Like Yale, Harvard administrators also remain unsure to what extent the faculty will have a formal voice in any process of international expansion.
“It is always a smart thing to talk to faculty and to have formal processes to get their opinion,” said Kirby, “because you’re going to hear their opinion one way or another.”
A GREATER GLOBAL PRESENCE
At the heart of Harvard’s strategy is a philosophy of prudence—a conservative approach that recognizes potential opportunities without throwing caution to the wind. As Krishna G. Palepu, Faust’s senior adviser for global strategy said, “the most important thing we are doing is making sure that we understand our goals before we jump into any actions or initiatives.”
Some have urged Harvard to exercise caution in the wake of Yale’s gamble in Singapore.
“Harvard’s restraint strikes me as wise rather than backwards,” said Miller. “If Harvard can resist the Kool-Aid of empire-building...the institution will be much better off than Yale.”
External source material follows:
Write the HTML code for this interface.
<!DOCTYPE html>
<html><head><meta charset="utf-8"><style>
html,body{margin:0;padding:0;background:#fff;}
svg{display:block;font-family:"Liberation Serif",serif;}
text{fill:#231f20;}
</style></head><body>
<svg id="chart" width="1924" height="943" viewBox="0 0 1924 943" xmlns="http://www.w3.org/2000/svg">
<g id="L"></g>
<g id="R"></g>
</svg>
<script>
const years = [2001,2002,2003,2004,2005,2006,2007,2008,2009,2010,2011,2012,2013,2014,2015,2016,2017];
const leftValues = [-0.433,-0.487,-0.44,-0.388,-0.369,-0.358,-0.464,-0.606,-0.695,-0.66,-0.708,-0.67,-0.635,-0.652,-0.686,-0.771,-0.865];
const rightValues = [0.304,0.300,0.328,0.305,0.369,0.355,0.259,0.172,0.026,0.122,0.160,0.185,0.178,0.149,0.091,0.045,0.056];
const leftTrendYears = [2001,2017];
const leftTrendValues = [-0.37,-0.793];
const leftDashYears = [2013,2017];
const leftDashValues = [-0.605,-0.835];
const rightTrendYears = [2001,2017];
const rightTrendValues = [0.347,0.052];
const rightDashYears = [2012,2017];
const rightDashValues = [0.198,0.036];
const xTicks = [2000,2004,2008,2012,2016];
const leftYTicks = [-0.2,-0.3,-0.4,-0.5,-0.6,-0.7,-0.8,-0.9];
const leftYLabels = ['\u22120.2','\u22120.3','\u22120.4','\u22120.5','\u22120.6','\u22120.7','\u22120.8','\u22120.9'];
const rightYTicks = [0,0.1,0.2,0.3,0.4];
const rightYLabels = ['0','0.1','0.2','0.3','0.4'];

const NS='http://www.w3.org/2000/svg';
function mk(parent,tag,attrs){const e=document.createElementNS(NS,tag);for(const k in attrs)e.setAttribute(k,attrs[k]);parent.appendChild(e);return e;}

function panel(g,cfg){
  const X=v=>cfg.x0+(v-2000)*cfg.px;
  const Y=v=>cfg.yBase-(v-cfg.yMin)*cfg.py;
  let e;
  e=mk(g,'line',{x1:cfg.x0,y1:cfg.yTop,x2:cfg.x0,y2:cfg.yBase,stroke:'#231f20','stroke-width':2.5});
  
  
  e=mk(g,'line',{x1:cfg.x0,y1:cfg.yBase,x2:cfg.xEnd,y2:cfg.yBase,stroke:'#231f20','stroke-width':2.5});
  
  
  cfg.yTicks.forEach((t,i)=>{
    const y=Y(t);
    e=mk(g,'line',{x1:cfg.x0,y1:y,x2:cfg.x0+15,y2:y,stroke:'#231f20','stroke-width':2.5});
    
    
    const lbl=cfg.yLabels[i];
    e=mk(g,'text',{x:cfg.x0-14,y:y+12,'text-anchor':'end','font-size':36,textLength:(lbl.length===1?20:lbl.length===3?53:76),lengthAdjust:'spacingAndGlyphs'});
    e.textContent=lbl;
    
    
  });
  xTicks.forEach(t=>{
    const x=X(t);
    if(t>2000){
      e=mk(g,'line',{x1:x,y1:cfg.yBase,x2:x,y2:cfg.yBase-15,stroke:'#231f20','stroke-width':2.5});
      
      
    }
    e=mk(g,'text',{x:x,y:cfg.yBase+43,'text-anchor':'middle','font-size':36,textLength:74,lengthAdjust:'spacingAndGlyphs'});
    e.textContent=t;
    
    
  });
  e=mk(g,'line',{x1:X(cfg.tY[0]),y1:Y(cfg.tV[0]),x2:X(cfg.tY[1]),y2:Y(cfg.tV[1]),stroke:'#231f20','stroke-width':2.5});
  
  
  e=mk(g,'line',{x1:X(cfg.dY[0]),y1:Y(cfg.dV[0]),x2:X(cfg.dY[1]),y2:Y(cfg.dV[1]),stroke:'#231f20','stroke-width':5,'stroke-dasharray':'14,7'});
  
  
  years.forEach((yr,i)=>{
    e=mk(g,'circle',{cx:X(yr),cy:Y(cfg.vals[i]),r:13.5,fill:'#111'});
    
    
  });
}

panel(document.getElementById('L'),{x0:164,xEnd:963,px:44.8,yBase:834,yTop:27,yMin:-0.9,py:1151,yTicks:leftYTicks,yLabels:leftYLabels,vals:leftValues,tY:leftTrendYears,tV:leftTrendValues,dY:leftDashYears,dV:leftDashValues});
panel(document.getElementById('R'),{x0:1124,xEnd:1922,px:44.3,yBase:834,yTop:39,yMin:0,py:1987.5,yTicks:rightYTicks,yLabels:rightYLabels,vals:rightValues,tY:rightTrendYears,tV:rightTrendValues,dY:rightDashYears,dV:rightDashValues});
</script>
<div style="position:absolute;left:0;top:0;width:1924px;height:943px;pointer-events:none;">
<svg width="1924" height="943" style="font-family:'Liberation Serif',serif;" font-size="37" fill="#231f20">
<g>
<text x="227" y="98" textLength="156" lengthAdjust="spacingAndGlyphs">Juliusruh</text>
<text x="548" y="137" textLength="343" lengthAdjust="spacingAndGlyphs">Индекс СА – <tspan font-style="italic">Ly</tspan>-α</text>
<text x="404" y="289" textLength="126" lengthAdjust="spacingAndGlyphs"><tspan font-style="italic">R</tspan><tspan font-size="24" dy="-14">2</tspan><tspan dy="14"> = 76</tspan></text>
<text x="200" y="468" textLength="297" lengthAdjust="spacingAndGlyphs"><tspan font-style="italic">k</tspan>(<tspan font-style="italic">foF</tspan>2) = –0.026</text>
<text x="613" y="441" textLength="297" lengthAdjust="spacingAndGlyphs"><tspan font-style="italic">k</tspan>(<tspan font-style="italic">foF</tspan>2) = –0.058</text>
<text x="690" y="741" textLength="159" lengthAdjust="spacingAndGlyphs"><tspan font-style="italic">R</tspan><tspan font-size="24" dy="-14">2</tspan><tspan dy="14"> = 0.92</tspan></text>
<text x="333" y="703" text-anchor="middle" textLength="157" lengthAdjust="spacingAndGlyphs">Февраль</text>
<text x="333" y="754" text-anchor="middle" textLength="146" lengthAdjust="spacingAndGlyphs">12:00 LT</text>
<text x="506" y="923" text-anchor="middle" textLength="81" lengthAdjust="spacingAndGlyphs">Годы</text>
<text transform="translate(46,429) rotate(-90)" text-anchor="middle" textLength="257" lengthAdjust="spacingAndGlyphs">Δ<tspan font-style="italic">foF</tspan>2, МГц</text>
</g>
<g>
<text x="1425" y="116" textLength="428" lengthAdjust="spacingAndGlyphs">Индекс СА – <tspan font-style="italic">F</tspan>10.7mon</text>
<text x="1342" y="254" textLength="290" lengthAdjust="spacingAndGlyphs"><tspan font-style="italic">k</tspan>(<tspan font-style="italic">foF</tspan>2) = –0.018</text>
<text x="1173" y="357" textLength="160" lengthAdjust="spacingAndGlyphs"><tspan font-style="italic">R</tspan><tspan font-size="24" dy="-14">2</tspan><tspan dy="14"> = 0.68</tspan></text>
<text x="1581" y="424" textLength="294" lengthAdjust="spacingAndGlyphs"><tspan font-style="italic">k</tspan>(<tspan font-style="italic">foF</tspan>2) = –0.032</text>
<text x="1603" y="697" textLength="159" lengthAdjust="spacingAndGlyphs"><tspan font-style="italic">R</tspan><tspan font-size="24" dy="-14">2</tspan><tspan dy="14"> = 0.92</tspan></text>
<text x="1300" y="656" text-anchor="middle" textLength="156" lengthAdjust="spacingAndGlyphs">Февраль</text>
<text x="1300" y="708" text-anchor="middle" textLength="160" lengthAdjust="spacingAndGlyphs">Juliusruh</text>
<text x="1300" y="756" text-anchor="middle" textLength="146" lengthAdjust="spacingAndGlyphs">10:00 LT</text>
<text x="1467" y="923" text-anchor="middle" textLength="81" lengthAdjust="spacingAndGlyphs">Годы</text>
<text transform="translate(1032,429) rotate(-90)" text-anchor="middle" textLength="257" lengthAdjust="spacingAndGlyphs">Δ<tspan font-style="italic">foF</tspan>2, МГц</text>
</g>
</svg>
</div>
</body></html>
Indeed, fundamental questions remain over the benefits of physical expansion abroad. According to Edelstein, Levin’s forecast that the world’s leading universities will all have international campuses by 2050 is “a bit unrealistic.”
“It’s not likely to happen in any large numbers, because I think the risks and costs are becoming more apparent,” he said. “You have to do something to be relevant, but what you do remains an open question.”
As the strategies of the nation’s top Universities diverge over the next few years, the advantages of each approach will soon become apparent.
“In the next five, 10, or 50 years, some of these decisions regarding internationalization will have a significant impact,” warned Edelstein. “If there are any leaders that ignore this at Harvard or Yale, they do so at their own peril.”